It seems inevitable that the manipulation of light and sound with metamaterials1,2,3 — in which the 'atoms' are themselves artificial composites of other materials — should lead sooner or later to notions of manipulating heat. These are of course not equivalent — the heat equation is not the wave equation — but there are evident analogies. In particular, the key to controlling the flow of energy in each case is anisotropy. If transmission differs in different directions, then a prescribed path for the flow can be engineered with a suitable arrangement of materials. It is this, for example, that has enabled optical invisibility shields to be manufactured from simple, suitably shaped birefringent crystals4.

Credit: PHILIP BALL

The possibility of using a gradient in thermal properties to produce counterintuitive heat flows, including a flow from cold to hot (that is, apparent negative thermal conductivity) was first adduced by Fan and co-workers5. Now such notions have been experimentally realized by Narayana and Sato, who have made metamaterial composites that can guide heat flux along all manner of non-intuitive paths, including a reversal of the heat current6.

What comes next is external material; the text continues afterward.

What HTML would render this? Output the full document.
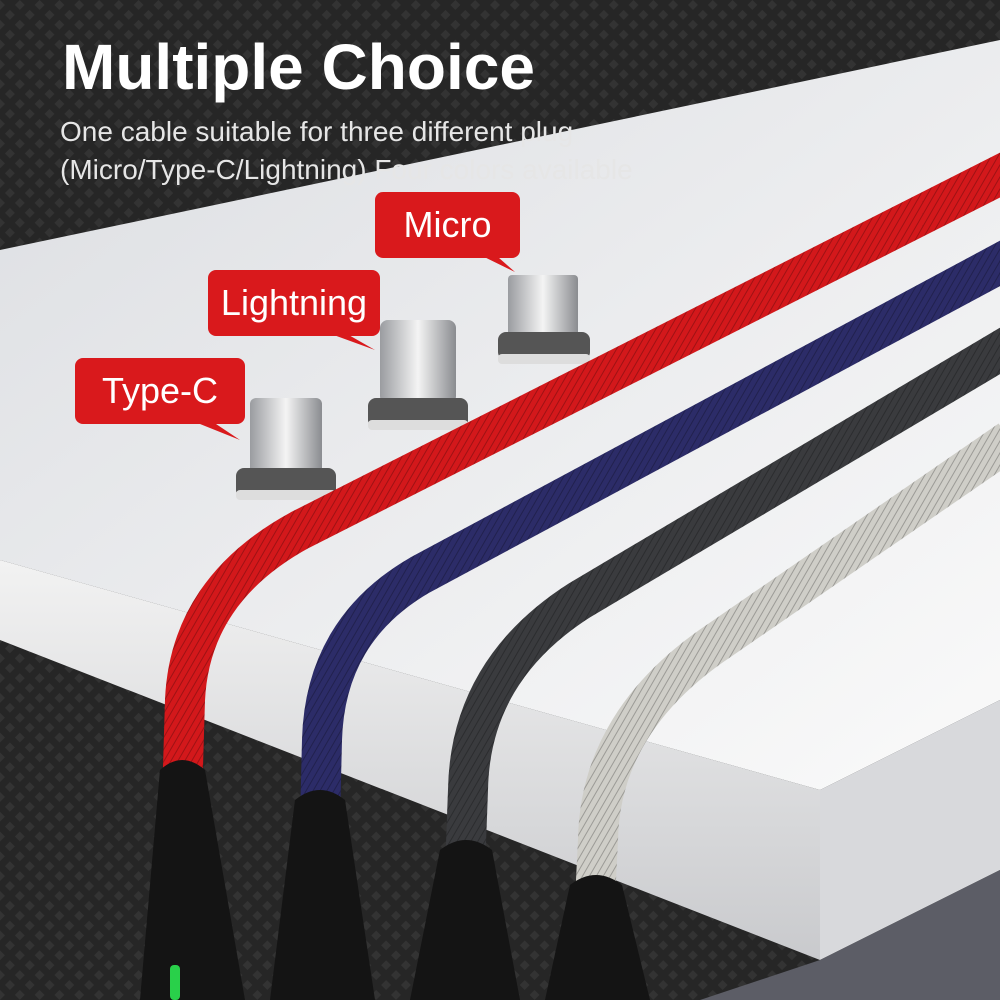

The basic design element used by Narayana and Sato is a tube of metamaterial embedded in a slab of host material through which heat passes from a hot to a cold side. The tube is designed to generate a particular heat profile in the interior. The metamaterial is conceptually simple: a multilayer of two alternating materials with different (isotropic) thermal conductivities. The thermal properties of the composite are different parallel and perpendicular to the layers.

First, then, a thermal shield. Of course, crude thermal insulation — lagging a pipe, say — is already a kind of shield. But not only does this provide, at best, only partial insulation from the thermal gradient outside, it tends also to significantly perturb the external temperature profile. In contrast, the thermal shield described by Narayana and Sato actively equalizes the internal temperature by rerouting heat flow, while leaving the external profile untouched. It's the same distinction as between an opaque box and a true invisibility cloak.

The shield is a series of concentric cylinders of latex rubber and a silicone elastomer with ceramic particles dispersed in it. These materials are chosen for thermal conductivities that minimize the contrast with that of the host material, a block of agar gel. Meanwhile, layers arranged radially rather than concentrically in the tube wall act as a 'thermal concentrator' that creates a central region of enhanced, but uniform, energy density.

Finally, and most dramatically, when the layers are arranged in spirals, they twist the heat flux into a 'yin–yang' form so as to invert the thermal gradient in the inner region.

Reversing the flow of heat sounds like reversing the second law of thermodynamics — a manifestation of Maxwell's demon. But of course it is not, any more than a negative refractive index violates the laws of optics. Rather, this is another demonstration that creative arrangements of materials can seem to transcend their own fundamental limitations: a reminder that the laws of physics mustn't be confused with their apparent consequences.